Pooyan Khosravinia, Thinagaran Perumal, Javad Zarrin

Car accidents remain a significant public safety issue worldwide, with the majority of them attributed to driver errors stemming from inadequate driving knowledge, non-compliance with regulations, and poor driving habits. To improve road safety, Driving Behavior Detection (DBD) systems have been proposed in several studies to identify safe and unsafe driving behavior. Many of these studies have utilized sensor data obtained from the Controller Area Network (CAN) bus to construct their models. However, the use of publicly available sensors is known to reduce the accuracy of detection models, while incorporating vendor-specific sensors into the dataset increases accuracy.

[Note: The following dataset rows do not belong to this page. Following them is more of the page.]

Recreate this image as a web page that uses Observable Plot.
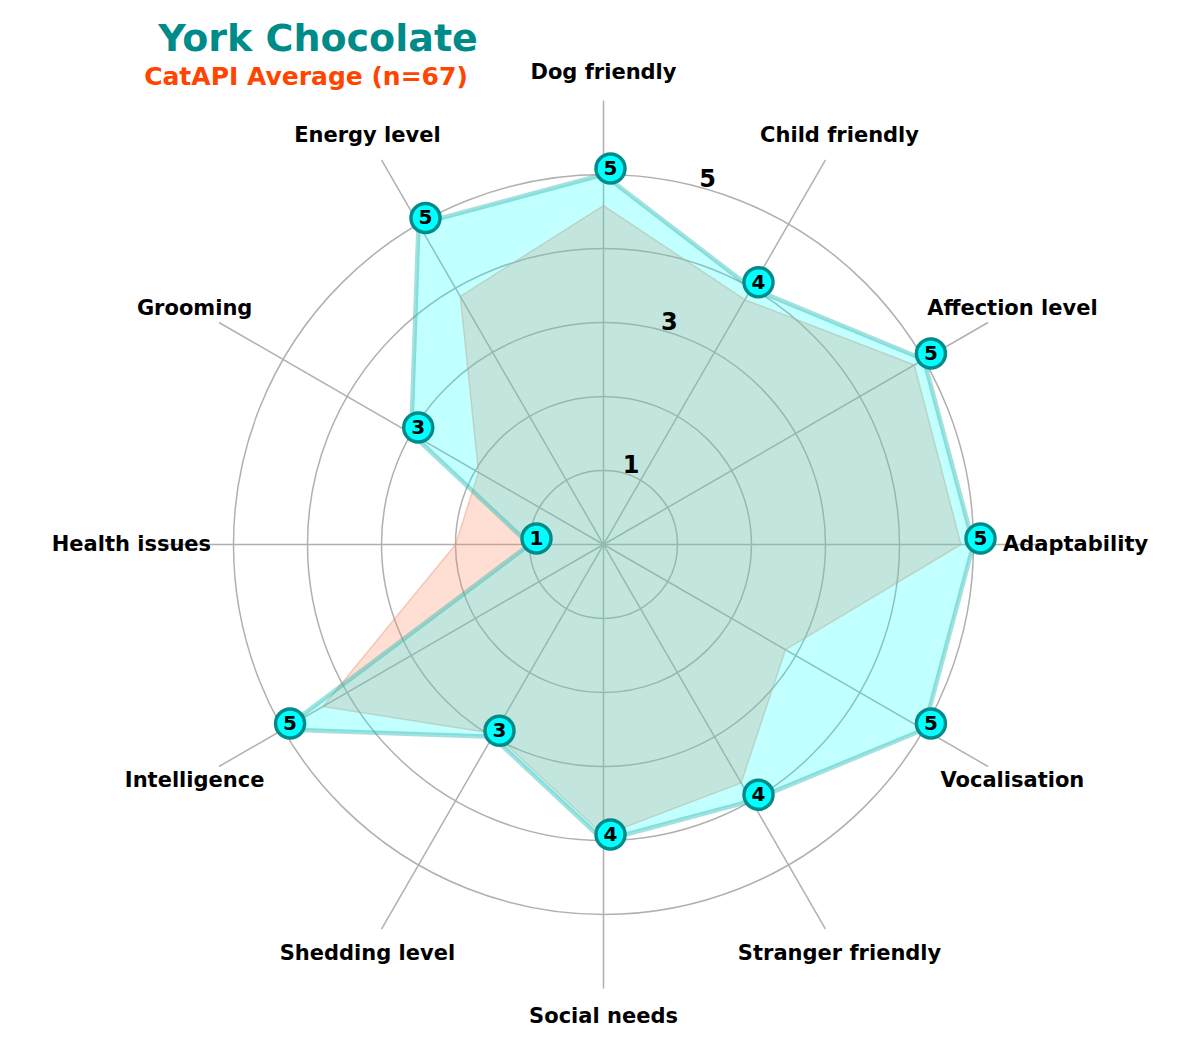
<!DOCTYPE html>
<html>
<head>
<meta charset="utf-8">
<script src="https://cdn.jsdelivr.net/npm/d3@7"></script>
<script src="https://cdn.jsdelivr.net/npm/@observablehq/plot@0.6"></script>
<style>
  html, body { margin: 0; padding: 0; background: #fff; }
  #wrap { position: relative; width: 1200px; height: 1050px; font-family: "DejaVu Sans", sans-serif; }
  .title { position: absolute; width: 400px; text-align: center; font-weight: bold; white-space: nowrap; line-height: 1; }
  #t1 { top: 19px; left: 118px; font-size: 38px; color: #008B8B; }
  #t2 { top: 64px; left: 106px; font-size: 25px; color: #FF4500; }
</style>
</head>
<body>
<div id="wrap">
  <div id="chart"></div>
  <div class="title" id="t1">York Chocolate</div>
  <div class="title" id="t2">CatAPI Average (n=67)</div>
</div>
<script>
// ---- data ----
const categories = ["Adaptability", "Affection level", "Child friendly", "Dog friendly", "Energy level", "Grooming", "Health issues", "Intelligence", "Shedding level", "Social needs", "Stranger friendly", "Vocalisation"];
const breedValues = [5, 5, 4, 5, 5, 3, 1, 5, 3, 4, 4, 5];
const averageValues = [4.83, 4.85, 3.82, 4.58, 3.87, 1.95, 2.0, 4.38, 2.95, 3.93, 3.72, 2.84];
const gridLevels = [1, 2, 3, 4, 5];
const radialTickLabels = [1, 3, 5];
const spokeLength = 6;
const labelRadius = 6.38;
const radialLabelAngleDeg = 75;

// ---- layout ----
const W = 1200, H = 1050, CX = 603, CY = 544, UNIT = 74;
const n = categories.length;
const angleOf = i => i * 2 * Math.PI / n;

const rows = categories.map((c, i) => ({
  category: c,
  angle: angleOf(i),
  breed: breedValues[i],
  avg: averageValues[i]
}));

const ra = radialLabelAngleDeg * Math.PI / 180;

const chart = Plot.plot({
  width: W,
  height: H,
  margin: 0,
  x: {domain: [-CX / UNIT, (W - CX) / UNIT], axis: null},
  y: {domain: [-(H - CY) / UNIT, CY / UNIT], axis: null},
  r: {type: "linear", domain: [0, 1], range: [0, UNIT]},
  style: {fontFamily: "DejaVu Sans", background: "white"},
  marks: [
    // grid circles
    Plot.dot(gridLevels, {x: () => 0, y: () => 0, r: d => d, fill: "none", stroke: "#b0b0b0", strokeWidth: 1.5}),
    // spokes
    Plot.link(rows, {
      x1: () => 0, y1: () => 0,
      x2: d => spokeLength * Math.cos(d.angle),
      y2: d => spokeLength * Math.sin(d.angle),
      stroke: "#b0b0b0", strokeWidth: 1.5
    }),
    // average polygon
    Plot.line(rows, {
      x: d => d.avg * Math.cos(d.angle),
      y: d => d.avg * Math.sin(d.angle),
      curve: "linear-closed",
      fill: "#FF7F50", fillOpacity: 0.25,
      stroke: "#E9967A", strokeOpacity: 0.45, strokeWidth: 1.5
    }),
    // breed polygon
    Plot.line(rows, {
      x: d => d.breed * Math.cos(d.angle),
      y: d => d.breed * Math.sin(d.angle),
      curve: "linear-closed",
      fill: "#00FFFF", fillOpacity: 0.24,
      stroke: "#20B2AA", strokeOpacity: 0.4, strokeWidth: 4.5
    }),
    // radial tick labels
    Plot.text(radialTickLabels, {
      x: d => d * Math.cos(ra),
      y: d => d * Math.sin(ra),
      text: d => String(d),
      textAnchor: "start",
      lineAnchor: "bottom",
      fontSize: 24, fontWeight: "bold", fill: "black"
    }),
    // markers
    Plot.dot(rows, {
      x: d => d.breed * Math.cos(d.angle),
      y: d => d.breed * Math.sin(d.angle),
      dx: 7, dy: -6,
      r: 14.5,
      fill: "#00FFFF", stroke: "#008B8B", strokeWidth: 3.5
    }),
    Plot.text(rows, {
      x: d => d.breed * Math.cos(d.angle),
      y: d => d.breed * Math.sin(d.angle),
      dx: 7, dy: -6,
      text: d => String(d.breed),
      fontSize: 20, fontWeight: "bold", fill: "black"
    }),
    // axis labels
    Plot.text(rows, {
      x: d => labelRadius * Math.cos(d.angle),
      y: d => labelRadius * Math.sin(d.angle),
      text: "category",
      fontSize: 21, fontWeight: "bold", fill: "black"
    })
  ]
});
document.getElementById("chart").appendChild(chart);
</script>
</body>
</html>
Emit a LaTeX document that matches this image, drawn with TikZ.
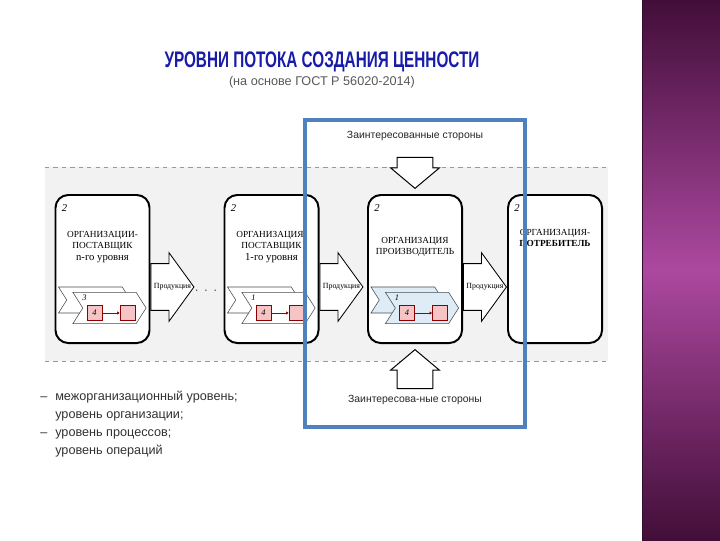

To address the limitations of existing approaches, we present a reliable DBD system based on Graph Convolutional Long Short-Term Memory Networks (GConvLSTM) that enhances the precision and practicality of DBD models using public sensors. Additionally, we incorporate non-public sensors to evaluate the model's effectiveness. Our proposed model achieved a high accuracy of 97.5\% for public sensors and an average accuracy of 98.1\% for non-public sensors, indicating its consistency and accuracy in both settings. To enable local driver behavior analysis, we deployed our DBD system on a Raspberry Pi at the network edge, with drivers able to access daily driving condition reports, sensor data, and prediction results through a monitoring dashboard. Furthermore, the dashboard issues voice warnings to alert drivers of hazardous driving conditions. Our findings demonstrate that the proposed system can effectively detect hazardous and unsafe driving behavior, with potential applications in improving road safety and reducing the number of accidents caused by driver errors.